# Exercise objective:
How many lines in the entries below contain "this"? Answer with the number only.

#### Records provided ####

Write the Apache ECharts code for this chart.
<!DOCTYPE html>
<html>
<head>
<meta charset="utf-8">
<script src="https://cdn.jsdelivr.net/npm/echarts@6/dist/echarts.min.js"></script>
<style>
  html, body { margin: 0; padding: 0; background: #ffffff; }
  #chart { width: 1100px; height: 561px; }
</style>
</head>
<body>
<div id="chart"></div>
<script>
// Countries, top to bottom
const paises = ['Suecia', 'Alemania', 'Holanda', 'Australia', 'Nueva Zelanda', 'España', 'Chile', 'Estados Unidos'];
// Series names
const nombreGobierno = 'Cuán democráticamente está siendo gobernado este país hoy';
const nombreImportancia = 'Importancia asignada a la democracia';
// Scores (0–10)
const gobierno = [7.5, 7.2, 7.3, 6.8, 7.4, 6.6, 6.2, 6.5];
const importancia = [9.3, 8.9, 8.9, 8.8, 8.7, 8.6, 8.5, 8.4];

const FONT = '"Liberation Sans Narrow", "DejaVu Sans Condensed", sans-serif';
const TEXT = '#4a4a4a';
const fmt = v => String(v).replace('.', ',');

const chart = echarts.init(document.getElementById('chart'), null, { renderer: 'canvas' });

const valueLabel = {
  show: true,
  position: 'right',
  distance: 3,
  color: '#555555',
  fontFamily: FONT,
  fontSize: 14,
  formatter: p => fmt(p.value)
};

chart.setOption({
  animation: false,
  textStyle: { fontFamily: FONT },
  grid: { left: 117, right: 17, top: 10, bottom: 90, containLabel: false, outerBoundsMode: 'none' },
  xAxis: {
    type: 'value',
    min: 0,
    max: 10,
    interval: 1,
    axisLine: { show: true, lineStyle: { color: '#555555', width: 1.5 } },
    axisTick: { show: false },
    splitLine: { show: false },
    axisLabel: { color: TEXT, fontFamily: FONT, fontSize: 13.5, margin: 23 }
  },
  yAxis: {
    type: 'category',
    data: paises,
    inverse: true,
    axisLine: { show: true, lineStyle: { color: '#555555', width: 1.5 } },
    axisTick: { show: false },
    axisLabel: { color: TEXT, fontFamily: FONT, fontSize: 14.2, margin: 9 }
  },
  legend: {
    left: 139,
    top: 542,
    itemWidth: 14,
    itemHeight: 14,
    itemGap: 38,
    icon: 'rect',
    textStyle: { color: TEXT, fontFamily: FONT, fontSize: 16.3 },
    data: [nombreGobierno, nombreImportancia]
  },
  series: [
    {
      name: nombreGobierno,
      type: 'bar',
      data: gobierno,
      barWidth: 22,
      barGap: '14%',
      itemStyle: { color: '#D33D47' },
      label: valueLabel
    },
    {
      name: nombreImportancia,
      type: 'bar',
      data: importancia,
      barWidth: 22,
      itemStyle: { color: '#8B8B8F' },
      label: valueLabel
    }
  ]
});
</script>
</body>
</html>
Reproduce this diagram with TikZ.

####

# Expected output:
2